-- start of Supplied information --

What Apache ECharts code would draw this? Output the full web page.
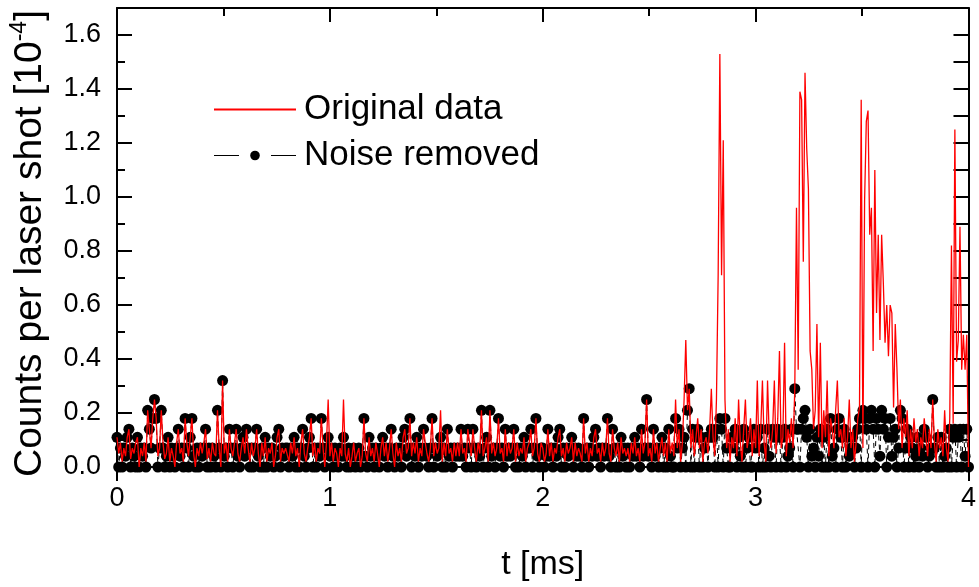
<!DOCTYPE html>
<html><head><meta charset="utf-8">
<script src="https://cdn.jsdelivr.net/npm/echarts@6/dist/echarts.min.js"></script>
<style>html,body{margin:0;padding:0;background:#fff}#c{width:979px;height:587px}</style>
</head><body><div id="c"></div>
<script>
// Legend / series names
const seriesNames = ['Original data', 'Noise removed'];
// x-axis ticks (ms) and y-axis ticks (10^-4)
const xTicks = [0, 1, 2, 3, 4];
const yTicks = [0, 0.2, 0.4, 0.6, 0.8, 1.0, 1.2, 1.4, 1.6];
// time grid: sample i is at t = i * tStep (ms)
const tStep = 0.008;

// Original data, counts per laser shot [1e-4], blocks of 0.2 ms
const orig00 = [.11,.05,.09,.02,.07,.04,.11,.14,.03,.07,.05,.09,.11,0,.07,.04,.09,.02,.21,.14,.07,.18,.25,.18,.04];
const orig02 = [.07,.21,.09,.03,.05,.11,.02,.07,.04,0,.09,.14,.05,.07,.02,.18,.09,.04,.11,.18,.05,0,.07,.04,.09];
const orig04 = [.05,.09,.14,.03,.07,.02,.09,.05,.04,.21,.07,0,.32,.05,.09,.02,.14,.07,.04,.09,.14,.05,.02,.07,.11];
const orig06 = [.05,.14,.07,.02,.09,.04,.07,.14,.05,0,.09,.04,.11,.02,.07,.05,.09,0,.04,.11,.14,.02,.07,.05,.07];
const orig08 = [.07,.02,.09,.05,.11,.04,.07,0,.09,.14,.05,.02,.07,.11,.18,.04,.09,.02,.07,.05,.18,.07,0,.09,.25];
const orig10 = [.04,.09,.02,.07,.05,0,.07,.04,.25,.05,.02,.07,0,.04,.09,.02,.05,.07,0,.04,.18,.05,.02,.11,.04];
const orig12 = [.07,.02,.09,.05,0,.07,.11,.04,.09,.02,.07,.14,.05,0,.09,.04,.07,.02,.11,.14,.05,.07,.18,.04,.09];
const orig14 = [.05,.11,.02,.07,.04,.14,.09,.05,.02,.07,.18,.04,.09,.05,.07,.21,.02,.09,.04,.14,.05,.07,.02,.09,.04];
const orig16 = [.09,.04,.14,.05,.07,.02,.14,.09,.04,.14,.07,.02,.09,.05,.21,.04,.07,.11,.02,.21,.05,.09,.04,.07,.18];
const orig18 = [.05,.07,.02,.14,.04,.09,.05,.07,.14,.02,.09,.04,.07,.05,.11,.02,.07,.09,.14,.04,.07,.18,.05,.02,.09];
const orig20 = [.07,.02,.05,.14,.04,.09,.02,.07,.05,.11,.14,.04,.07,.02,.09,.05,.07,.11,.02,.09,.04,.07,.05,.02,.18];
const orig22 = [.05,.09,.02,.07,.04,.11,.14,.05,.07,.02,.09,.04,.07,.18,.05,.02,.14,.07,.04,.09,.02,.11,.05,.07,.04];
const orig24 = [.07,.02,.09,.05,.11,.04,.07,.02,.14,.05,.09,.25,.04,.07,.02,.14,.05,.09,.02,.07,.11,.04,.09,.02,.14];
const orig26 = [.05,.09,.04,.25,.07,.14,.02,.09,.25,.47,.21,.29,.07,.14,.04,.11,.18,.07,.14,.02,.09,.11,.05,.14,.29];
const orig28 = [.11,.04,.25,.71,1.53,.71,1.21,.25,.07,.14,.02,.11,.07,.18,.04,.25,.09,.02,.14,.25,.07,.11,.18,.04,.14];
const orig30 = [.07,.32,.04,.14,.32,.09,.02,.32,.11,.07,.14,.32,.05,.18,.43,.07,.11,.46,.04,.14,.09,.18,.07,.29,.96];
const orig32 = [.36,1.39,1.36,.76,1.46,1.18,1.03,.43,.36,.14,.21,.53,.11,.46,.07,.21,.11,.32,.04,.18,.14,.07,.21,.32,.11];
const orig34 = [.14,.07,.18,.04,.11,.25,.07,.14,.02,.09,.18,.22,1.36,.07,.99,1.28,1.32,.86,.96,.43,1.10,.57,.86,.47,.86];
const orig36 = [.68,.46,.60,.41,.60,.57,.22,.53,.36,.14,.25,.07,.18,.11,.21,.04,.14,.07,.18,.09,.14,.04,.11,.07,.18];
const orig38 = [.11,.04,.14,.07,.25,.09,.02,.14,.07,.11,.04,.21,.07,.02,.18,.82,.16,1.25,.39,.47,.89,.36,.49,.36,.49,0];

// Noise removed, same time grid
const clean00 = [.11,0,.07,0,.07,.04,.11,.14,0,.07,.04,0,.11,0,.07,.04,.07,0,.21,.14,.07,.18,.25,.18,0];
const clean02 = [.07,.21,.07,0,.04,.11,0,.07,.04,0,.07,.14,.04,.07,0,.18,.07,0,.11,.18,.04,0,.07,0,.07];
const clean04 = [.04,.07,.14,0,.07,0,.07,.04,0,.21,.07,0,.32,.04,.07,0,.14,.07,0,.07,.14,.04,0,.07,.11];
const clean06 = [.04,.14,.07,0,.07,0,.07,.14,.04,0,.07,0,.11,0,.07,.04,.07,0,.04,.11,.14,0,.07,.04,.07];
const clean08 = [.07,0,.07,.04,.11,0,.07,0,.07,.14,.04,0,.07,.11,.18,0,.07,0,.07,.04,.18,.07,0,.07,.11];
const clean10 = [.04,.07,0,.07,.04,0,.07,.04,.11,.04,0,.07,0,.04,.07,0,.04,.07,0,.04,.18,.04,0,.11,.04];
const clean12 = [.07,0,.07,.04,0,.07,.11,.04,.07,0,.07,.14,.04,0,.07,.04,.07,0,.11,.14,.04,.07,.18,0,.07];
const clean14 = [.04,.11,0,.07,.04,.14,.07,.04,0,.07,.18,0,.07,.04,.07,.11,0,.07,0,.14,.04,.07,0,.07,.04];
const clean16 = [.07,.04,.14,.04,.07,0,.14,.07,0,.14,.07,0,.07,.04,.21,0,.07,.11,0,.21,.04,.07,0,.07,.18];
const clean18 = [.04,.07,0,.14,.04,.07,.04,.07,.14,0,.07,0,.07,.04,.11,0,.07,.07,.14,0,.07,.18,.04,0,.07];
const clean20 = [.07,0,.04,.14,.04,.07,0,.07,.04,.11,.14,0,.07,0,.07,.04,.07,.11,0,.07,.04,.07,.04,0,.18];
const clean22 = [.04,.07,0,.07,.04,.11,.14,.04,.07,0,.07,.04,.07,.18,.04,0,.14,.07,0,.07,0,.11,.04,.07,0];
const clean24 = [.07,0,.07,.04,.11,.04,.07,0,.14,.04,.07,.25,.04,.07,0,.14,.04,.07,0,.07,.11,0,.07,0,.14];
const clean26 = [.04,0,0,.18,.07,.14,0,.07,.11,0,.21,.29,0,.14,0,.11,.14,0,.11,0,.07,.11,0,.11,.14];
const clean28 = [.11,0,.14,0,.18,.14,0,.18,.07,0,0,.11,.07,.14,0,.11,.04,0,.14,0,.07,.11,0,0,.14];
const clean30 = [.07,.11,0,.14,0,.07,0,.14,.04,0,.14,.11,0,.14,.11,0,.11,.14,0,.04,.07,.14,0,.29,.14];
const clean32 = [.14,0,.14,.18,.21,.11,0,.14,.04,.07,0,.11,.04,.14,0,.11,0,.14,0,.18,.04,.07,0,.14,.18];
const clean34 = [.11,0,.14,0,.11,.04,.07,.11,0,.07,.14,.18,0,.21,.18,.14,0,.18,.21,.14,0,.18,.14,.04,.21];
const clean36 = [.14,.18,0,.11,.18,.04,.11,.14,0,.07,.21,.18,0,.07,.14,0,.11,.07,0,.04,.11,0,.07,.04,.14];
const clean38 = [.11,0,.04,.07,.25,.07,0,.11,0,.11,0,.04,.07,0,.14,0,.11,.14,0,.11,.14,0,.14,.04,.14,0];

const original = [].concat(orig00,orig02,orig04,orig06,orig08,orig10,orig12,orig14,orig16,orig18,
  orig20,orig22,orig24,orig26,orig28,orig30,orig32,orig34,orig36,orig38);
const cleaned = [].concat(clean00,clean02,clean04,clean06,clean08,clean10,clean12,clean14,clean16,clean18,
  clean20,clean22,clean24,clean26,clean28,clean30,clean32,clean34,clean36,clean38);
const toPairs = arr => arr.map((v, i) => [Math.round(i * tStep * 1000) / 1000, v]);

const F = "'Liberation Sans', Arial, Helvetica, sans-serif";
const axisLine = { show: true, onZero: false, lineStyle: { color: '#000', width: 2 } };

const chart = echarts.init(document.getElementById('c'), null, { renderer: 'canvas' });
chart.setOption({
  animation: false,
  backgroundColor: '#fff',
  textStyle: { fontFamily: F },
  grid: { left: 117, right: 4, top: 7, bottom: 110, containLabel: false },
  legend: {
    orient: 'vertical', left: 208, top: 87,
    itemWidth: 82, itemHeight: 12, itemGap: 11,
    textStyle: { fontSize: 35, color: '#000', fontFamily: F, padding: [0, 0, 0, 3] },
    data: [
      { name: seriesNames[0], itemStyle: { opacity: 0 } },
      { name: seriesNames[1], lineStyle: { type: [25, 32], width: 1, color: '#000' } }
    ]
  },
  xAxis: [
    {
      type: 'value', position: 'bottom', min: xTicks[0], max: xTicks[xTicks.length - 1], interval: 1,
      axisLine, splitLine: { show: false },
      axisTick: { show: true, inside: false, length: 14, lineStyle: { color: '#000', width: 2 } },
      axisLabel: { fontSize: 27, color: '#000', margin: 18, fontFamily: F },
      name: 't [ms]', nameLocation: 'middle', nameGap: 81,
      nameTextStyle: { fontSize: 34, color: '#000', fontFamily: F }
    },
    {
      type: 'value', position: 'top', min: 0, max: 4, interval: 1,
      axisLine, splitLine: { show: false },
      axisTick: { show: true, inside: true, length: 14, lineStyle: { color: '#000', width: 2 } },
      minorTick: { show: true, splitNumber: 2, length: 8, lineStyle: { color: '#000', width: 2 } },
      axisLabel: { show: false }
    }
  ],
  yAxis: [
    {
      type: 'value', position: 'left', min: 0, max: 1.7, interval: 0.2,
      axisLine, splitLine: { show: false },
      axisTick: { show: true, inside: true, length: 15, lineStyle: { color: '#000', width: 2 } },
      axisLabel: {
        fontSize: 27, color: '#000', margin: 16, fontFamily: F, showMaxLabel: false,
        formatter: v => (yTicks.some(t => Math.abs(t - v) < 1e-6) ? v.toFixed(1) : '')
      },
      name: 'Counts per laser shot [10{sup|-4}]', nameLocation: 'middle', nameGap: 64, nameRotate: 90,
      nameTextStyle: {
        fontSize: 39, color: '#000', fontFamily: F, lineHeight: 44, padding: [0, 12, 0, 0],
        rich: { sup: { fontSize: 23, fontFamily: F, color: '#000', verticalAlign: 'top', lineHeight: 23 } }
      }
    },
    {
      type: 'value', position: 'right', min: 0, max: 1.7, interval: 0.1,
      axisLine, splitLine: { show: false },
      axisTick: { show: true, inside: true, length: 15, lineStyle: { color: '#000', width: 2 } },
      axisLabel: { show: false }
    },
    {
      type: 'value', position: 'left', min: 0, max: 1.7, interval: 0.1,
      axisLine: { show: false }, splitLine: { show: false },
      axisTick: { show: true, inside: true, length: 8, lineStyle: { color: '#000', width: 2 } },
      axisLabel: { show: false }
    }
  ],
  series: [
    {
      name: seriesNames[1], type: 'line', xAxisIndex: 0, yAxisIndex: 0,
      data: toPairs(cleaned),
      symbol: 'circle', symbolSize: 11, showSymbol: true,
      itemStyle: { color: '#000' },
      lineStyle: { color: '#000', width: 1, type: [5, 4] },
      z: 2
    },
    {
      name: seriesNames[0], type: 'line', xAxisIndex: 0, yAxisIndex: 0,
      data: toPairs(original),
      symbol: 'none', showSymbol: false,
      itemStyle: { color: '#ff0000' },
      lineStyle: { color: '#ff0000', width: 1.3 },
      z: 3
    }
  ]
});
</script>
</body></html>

-- end of Supplied information --

* **Problem requirements**:
Repeat the listing above from its first line through the line that contains "const tStep = 0.008;", both included, and nothing more. Drop the pictures.

* **Correct output**:
What Apache ECharts code would draw this? Output the full web page.
<!DOCTYPE html>
<html><head><meta charset="utf-8">
<script src="https://cdn.jsdelivr.net/npm/echarts@6/dist/echarts.min.js"></script>
<style>html,body{margin:0;padding:0;background:#fff}#c{width:979px;height:587px}</style>
</head><body><div id="c"></div>
<script>
// Legend / series names
const seriesNames = ['Original data', 'Noise removed'];
// x-axis ticks (ms) and y-axis ticks (10^-4)
const xTicks = [0, 1, 2, 3, 4];
const yTicks = [0, 0.2, 0.4, 0.6, 0.8, 1.0, 1.2, 1.4, 1.6];
// time grid: sample i is at t = i * tStep (ms)
const tStep = 0.008;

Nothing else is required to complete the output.